◆ **Written problem**
Show all lines holding "with".

◆ **Materials provided**
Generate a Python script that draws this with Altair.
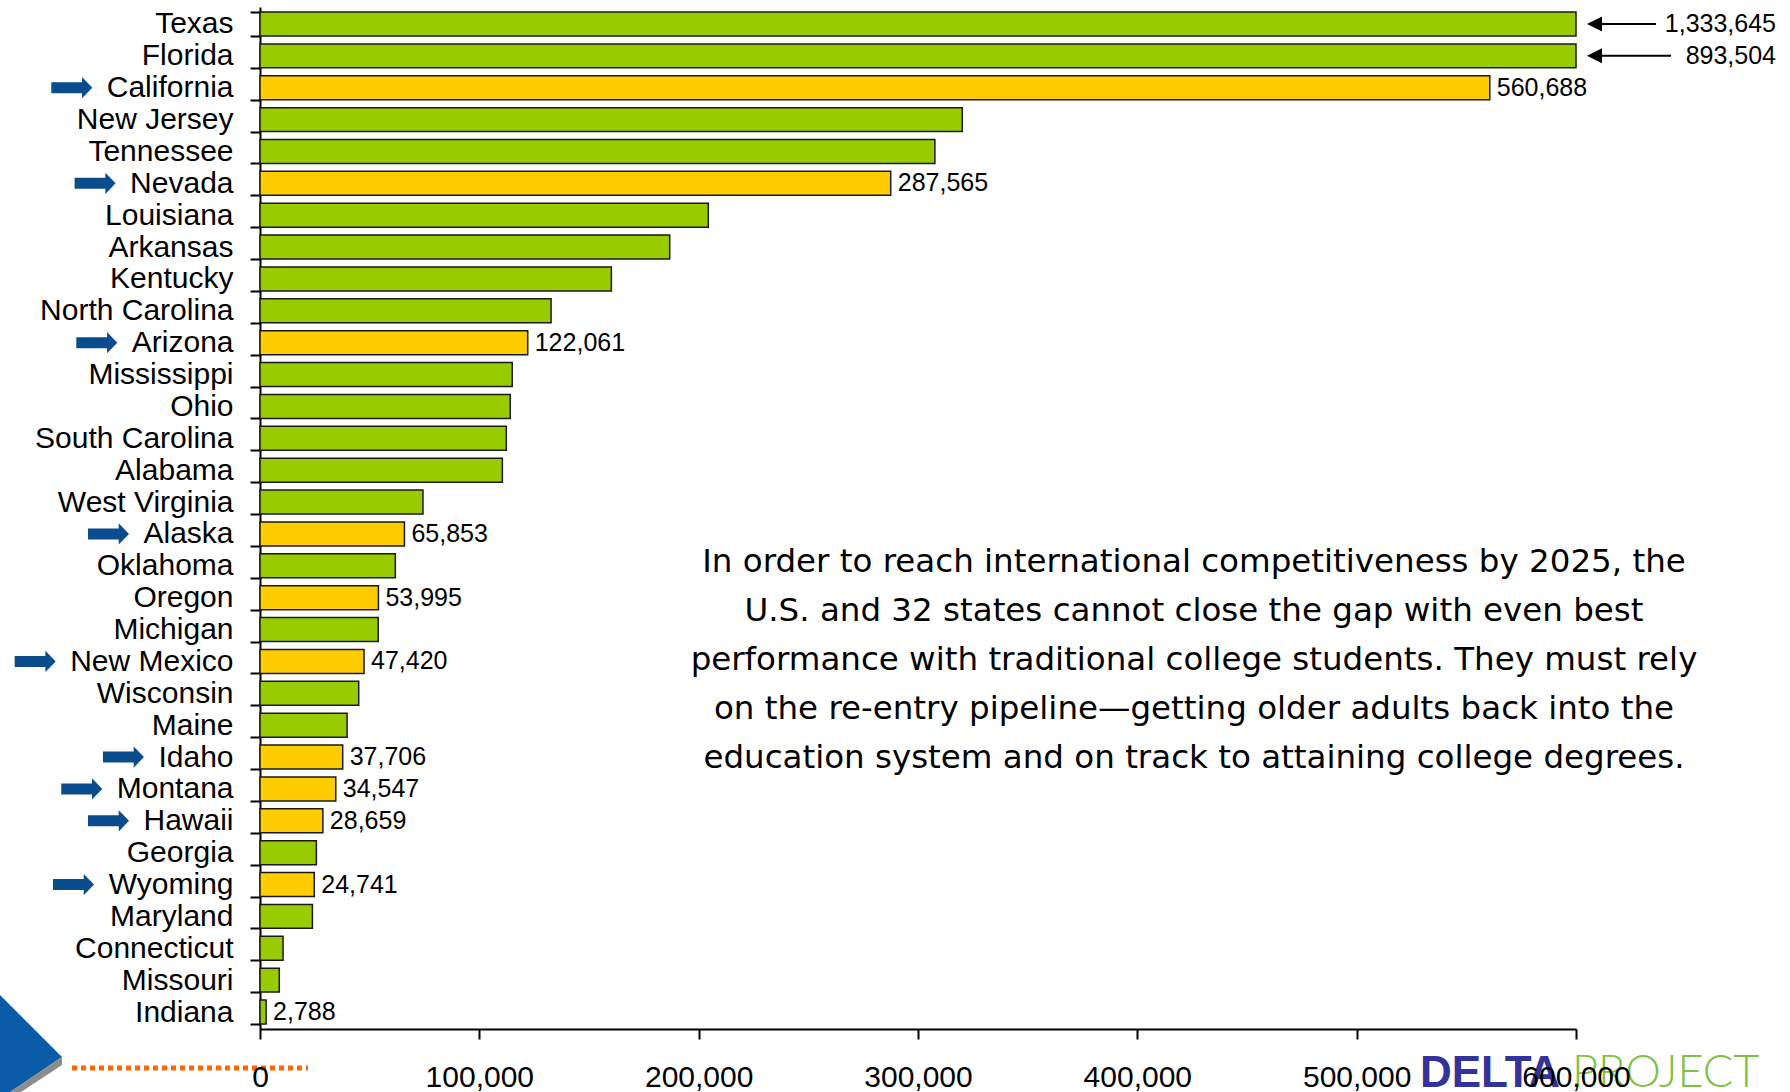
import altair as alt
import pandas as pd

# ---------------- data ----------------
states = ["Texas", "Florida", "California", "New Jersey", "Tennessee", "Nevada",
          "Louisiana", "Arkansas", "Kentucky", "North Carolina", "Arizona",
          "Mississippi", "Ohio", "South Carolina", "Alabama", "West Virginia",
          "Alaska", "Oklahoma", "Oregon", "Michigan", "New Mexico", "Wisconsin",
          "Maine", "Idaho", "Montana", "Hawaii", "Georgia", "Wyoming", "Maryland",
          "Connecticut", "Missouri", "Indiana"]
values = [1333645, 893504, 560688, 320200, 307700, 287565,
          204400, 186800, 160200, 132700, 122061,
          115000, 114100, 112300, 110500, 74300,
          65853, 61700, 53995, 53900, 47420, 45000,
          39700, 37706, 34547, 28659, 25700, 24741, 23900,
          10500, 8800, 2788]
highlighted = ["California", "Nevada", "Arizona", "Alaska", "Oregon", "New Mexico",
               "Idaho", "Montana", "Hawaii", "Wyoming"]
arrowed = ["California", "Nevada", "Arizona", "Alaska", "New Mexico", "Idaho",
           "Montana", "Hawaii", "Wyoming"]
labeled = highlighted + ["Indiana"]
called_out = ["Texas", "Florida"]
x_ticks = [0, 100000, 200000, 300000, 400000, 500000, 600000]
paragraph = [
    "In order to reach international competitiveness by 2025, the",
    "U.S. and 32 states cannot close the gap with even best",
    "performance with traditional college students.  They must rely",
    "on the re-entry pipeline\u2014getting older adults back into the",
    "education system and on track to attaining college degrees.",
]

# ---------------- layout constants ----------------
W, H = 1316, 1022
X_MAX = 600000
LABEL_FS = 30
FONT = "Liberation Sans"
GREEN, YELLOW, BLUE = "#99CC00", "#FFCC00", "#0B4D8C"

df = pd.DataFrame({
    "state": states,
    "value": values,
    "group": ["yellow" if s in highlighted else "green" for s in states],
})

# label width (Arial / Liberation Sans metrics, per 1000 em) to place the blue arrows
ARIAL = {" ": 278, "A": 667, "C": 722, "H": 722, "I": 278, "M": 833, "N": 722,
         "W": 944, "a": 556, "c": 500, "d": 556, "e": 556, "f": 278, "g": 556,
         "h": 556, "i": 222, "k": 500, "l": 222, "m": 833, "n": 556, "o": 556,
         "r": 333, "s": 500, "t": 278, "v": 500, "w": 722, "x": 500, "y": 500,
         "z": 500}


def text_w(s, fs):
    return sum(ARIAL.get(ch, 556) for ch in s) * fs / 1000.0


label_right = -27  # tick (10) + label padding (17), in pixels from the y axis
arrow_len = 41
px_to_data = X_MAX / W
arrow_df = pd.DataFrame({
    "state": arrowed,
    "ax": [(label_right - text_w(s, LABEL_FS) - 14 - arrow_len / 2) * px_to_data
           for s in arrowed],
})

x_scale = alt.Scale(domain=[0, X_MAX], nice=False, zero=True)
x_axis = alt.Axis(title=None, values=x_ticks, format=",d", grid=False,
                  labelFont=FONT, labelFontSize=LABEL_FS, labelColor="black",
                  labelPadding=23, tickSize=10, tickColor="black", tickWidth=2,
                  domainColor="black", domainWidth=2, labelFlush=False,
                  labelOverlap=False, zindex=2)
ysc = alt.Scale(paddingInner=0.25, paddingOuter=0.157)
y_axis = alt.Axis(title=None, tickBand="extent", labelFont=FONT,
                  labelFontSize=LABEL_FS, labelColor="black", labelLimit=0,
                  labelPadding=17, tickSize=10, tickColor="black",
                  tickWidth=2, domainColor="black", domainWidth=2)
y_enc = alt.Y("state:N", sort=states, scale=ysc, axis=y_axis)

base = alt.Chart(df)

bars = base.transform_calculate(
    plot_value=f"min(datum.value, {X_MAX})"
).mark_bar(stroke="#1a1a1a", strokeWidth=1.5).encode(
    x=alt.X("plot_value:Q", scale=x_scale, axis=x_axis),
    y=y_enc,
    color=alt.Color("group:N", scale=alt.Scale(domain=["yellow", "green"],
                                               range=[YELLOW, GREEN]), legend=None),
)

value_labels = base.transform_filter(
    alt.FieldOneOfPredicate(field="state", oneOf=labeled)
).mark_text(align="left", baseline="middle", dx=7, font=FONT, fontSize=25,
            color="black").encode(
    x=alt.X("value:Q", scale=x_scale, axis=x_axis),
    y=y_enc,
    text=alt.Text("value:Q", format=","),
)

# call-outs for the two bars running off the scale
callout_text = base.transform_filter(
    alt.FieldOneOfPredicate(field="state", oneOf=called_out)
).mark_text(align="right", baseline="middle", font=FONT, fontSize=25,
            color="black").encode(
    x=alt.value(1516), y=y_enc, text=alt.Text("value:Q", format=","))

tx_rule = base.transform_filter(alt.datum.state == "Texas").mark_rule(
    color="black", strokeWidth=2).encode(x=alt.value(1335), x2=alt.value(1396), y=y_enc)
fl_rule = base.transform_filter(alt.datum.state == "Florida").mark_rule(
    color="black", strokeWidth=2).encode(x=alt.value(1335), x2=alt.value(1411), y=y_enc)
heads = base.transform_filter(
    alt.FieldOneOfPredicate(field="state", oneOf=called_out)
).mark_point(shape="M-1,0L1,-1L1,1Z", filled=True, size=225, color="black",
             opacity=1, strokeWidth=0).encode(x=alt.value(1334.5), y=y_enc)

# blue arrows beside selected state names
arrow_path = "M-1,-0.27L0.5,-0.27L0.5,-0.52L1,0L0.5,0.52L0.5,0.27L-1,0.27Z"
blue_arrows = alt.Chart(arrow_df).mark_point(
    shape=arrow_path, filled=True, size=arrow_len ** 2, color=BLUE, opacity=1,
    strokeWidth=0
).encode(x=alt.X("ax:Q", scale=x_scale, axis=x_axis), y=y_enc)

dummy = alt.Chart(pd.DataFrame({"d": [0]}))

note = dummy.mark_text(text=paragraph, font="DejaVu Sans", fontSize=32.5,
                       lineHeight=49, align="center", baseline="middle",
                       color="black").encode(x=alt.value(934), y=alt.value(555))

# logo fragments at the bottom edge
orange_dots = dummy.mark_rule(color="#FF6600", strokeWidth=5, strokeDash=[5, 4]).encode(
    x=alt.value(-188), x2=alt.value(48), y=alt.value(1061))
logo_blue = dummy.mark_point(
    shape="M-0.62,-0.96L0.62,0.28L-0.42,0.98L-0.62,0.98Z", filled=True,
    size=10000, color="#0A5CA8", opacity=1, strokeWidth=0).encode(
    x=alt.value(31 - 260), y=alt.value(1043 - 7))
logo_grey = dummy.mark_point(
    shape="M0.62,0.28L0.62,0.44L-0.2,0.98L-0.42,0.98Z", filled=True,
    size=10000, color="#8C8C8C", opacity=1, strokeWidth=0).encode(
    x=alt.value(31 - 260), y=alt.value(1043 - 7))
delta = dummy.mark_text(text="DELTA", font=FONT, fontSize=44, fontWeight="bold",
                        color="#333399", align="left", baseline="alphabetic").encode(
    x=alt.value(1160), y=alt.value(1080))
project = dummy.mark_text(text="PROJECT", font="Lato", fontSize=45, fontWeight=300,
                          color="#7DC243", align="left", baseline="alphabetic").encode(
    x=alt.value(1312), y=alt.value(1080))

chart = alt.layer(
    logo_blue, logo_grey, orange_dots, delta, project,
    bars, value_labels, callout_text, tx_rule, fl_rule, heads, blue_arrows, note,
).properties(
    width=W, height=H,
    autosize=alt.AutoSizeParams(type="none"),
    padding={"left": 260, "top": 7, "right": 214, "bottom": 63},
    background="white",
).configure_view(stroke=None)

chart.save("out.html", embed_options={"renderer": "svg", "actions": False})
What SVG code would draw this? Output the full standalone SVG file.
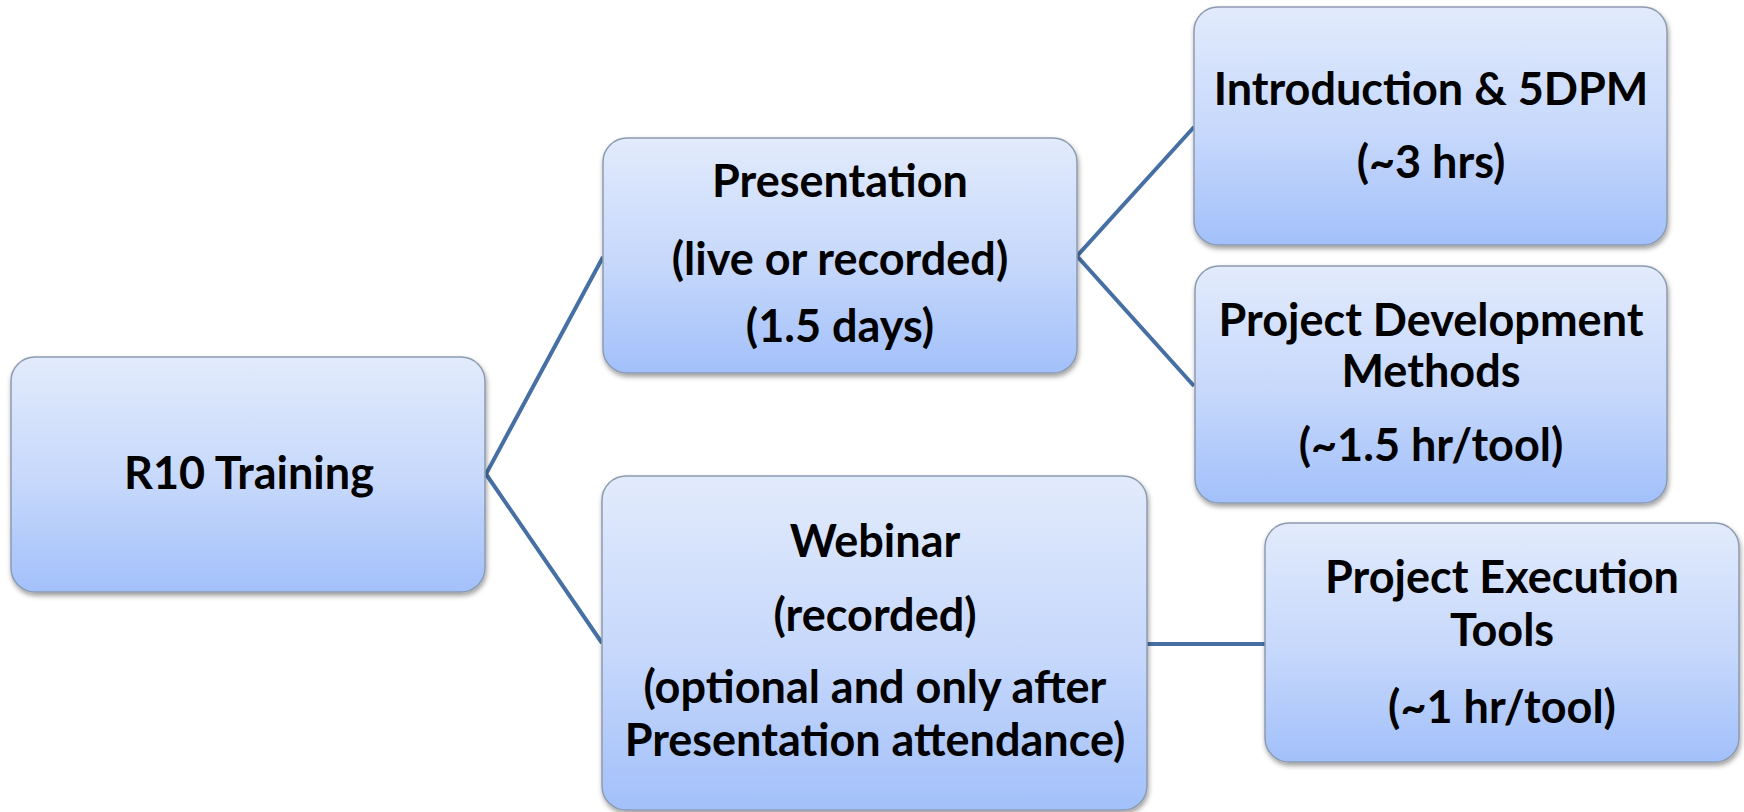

◆ **Exercise answer**
Generate a Python script that draws this with Altair.
    "U.S. and 32 states cannot close the gap with even best",
    "performance with traditional college students.  They must rely",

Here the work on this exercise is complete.